Drop the pictures, then extract the listing word for word.

** Begin Data **

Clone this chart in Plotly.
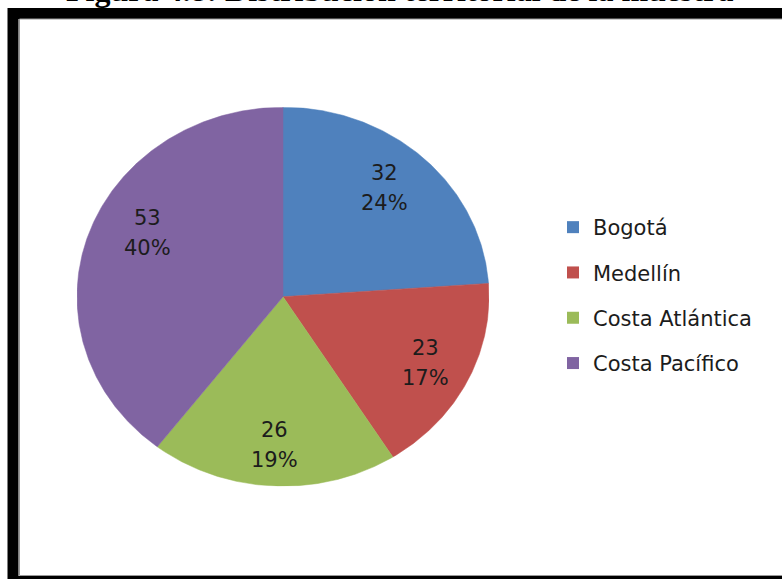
import numpy as np
import plotly.graph_objects as go

# Sample distribution by territory
regions = ["Bogotá", "Medellín", "Costa Atlántica", "Costa Pacífico"]
counts = [32, 23, 26, 53]
colors = ["#4F81BD", "#C0504D", "#9BBB59", "#8064A2"]
title_text = "Figura 4.8: Distribución territorial de la muestra"

W, H = 782, 579
FONT = "DejaVu Sans"
TEXT_COLOR = "#1c1c1c"

# pie ellipse placement in pixels (centre and radii)
cx, cy, rx, ry = 283.0, 296.7, 206.0, 189.5
# per-slice label nudges in pixels (dx right, dy up)
label_nudge = [(-5, 3), (3, -1), (-1, -4), (13, 17)]
LINE_GAP = 15  # half the distance between the value line and the percent line

total = sum(counts)
fractions = [c / total for c in counts]
ends = np.cumsum(fractions) * 360.0
starts = np.concatenate([[0.0], ends[:-1]])

fig = go.Figure()

annotations = []
for name, val, frac, a0, a1, col, (ndx, ndy) in zip(
        regions, counts, fractions, starts, ends, colors, label_nudge):
    # wedge outline, clockwise from 12 o'clock
    theta = np.radians(np.linspace(a0, a1, max(int(a1 - a0) * 2, 8)))
    xs = np.concatenate([[0.0], np.sin(theta), [0.0]])
    ys = np.concatenate([[0.0], np.cos(theta), [0.0]])
    fig.add_trace(go.Scatter(
        x=xs, y=ys, mode="lines", fill="toself", fillcolor=col,
        line=dict(color=col, width=0.5), showlegend=False, hoverinfo="skip",
    ))
    # value and percentage labels inside the slice
    mid = np.radians((a0 + a1) / 2.0)
    r_lab = 0.76
    lx, ly = r_lab * np.sin(mid), r_lab * np.cos(mid)
    for txt, shift in ((f"{val}", LINE_GAP), (f"{round(frac * 100)}%", -LINE_GAP)):
        annotations.append(dict(
            x=lx, y=ly, xref="x", yref="y", xshift=ndx, yshift=ndy + shift,
            text=txt, showarrow=False,
            font=dict(family=FONT, size=21, color=TEXT_COLOR),
            xanchor="center", yanchor="middle",
        ))

# legend entries
for i, (name, col) in enumerate(zip(regions, colors)):
    fig.add_trace(go.Scatter(
        x=[None], y=[None], mode="markers", name=name, legendgroup=f"g{i}",
        marker=dict(symbol="square", size=12, color=col),
    ))

annotations.append(dict(
    x=399.5 / W, y=1 - 9.7 / H, xref="paper", yref="paper",
    text=title_text, showarrow=False, xanchor="center", yanchor="bottom",
    font=dict(family="Liberation Serif", size=32, color="#000000", weight="bold"),
))

shapes = [
    # thick outer frame
    dict(type="rect", xref="paper", yref="paper",
         x0=13 / W, x1=800 / W, y0=1 - 13.5 / H, y1=1 - 581.5 / H,
         line=dict(color="#000000", width=11), fillcolor="rgba(0,0,0,0)"),
    # thin inner edge of the frame
    dict(type="rect", xref="paper", yref="paper",
         x0=19.5 / W, x1=795 / W, y0=1 - 19 / H, y1=1 - 575.5 / H,
         line=dict(color="#9a9a9a", width=1), fillcolor="rgba(0,0,0,0)"),
]

fig.update_layout(
    width=W, height=H,
    margin=dict(l=0, r=0, t=0, b=0),
    paper_bgcolor="white", plot_bgcolor="white",
    xaxis=dict(domain=[(cx - rx) / W, (cx + rx) / W], range=[-1, 1],
               visible=False, fixedrange=True),
    yaxis=dict(domain=[(H - (cy + ry)) / H, (H - (cy - ry)) / H], range=[-1, 1],
               visible=False, fixedrange=True),
    legend=dict(
        x=553 / W, y=1 - 207 / H, xanchor="left", yanchor="top",
        font=dict(family=FONT, size=21, color=TEXT_COLOR),
        tracegroupgap=15, bgcolor="rgba(0,0,0,0)",
    ),
    showlegend=True,
    annotations=annotations,
    shapes=shapes,
)

fig.write_html("out.html")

** End Data **

▸ **Solution to the problem**
Clone this chart in Plotly.
import numpy as np
import plotly.graph_objects as go

# Sample distribution by territory
regions = ["Bogotá", "Medellín", "Costa Atlántica", "Costa Pacífico"]
counts = [32, 23, 26, 53]
colors = ["#4F81BD", "#C0504D", "#9BBB59", "#8064A2"]
title_text = "Figura 4.8: Distribución territorial de la muestra"

W, H = 782, 579
FONT = "DejaVu Sans"
TEXT_COLOR = "#1c1c1c"

# pie ellipse placement in pixels (centre and radii)
cx, cy, rx, ry = 283.0, 296.7, 206.0, 189.5
# per-slice label nudges in pixels (dx right, dy up)
label_nudge = [(-5, 3), (3, -1), (-1, -4), (13, 17)]
LINE_GAP = 15  # half the distance between the value line and the percent line

total = sum(counts)
fractions = [c / total for c in counts]
ends = np.cumsum(fractions) * 360.0
starts = np.concatenate([[0.0], ends[:-1]])

fig = go.Figure()

annotations = []
for name, val, frac, a0, a1, col, (ndx, ndy) in zip(
        regions, counts, fractions, starts, ends, colors, label_nudge):
    # wedge outline, clockwise from 12 o'clock
    theta = np.radians(np.linspace(a0, a1, max(int(a1 - a0) * 2, 8)))
    xs = np.concatenate([[0.0], np.sin(theta), [0.0]])
    ys = np.concatenate([[0.0], np.cos(theta), [0.0]])
    fig.add_trace(go.Scatter(
        x=xs, y=ys, mode="lines", fill="toself", fillcolor=col,
        line=dict(color=col, width=0.5), showlegend=False, hoverinfo="skip",
    ))
    # value and percentage labels inside the slice
    mid = np.radians((a0 + a1) / 2.0)
    r_lab = 0.76
    lx, ly = r_lab * np.sin(mid), r_lab * np.cos(mid)
    for txt, shift in ((f"{val}", LINE_GAP), (f"{round(frac * 100)}%", -LINE_GAP)):
        annotations.append(dict(
            x=lx, y=ly, xref="x", yref="y", xshift=ndx, yshift=ndy + shift,
            text=txt, showarrow=False,
            font=dict(family=FONT, size=21, color=TEXT_COLOR),
            xanchor="center", yanchor="middle",
        ))

# legend entries
for i, (name, col) in enumerate(zip(regions, colors)):
    fig.add_trace(go.Scatter(
        x=[None], y=[None], mode="markers", name=name, legendgroup=f"g{i}",
        marker=dict(symbol="square", size=12, color=col),
    ))

annotations.append(dict(
    x=399.5 / W, y=1 - 9.7 / H, xref="paper", yref="paper",
    text=title_text, showarrow=False, xanchor="center", yanchor="bottom",
    font=dict(family="Liberation Serif", size=32, color="#000000", weight="bold"),
))

shapes = [
    # thick outer frame
    dict(type="rect", xref="paper", yref="paper",
         x0=13 / W, x1=800 / W, y0=1 - 13.5 / H, y1=1 - 581.5 / H,
         line=dict(color="#000000", width=11), fillcolor="rgba(0,0,0,0)"),
    # thin inner edge of the frame
    dict(type="rect", xref="paper", yref="paper",
         x0=19.5 / W, x1=795 / W, y0=1 - 19 / H, y1=1 - 575.5 / H,
         line=dict(color="#9a9a9a", width=1), fillcolor="rgba(0,0,0,0)"),
]

fig.update_layout(
    width=W, height=H,
    margin=dict(l=0, r=0, t=0, b=0),
    paper_bgcolor="white", plot_bgcolor="white",
    xaxis=dict(domain=[(cx - rx) / W, (cx + rx) / W], range=[-1, 1],
               visible=False, fixedrange=True),
    yaxis=dict(domain=[(H - (cy + ry)) / H, (H - (cy - ry)) / H], range=[-1, 1],
               visible=False, fixedrange=True),
    legend=dict(
        x=553 / W, y=1 - 207 / H, xanchor="left", yanchor="top",
        font=dict(family=FONT, size=21, color=TEXT_COLOR),
        tracegroupgap=15, bgcolor="rgba(0,0,0,0)",
    ),
    showlegend=True,
    annotations=annotations,
    shapes=shapes,
)

fig.write_html("out.html")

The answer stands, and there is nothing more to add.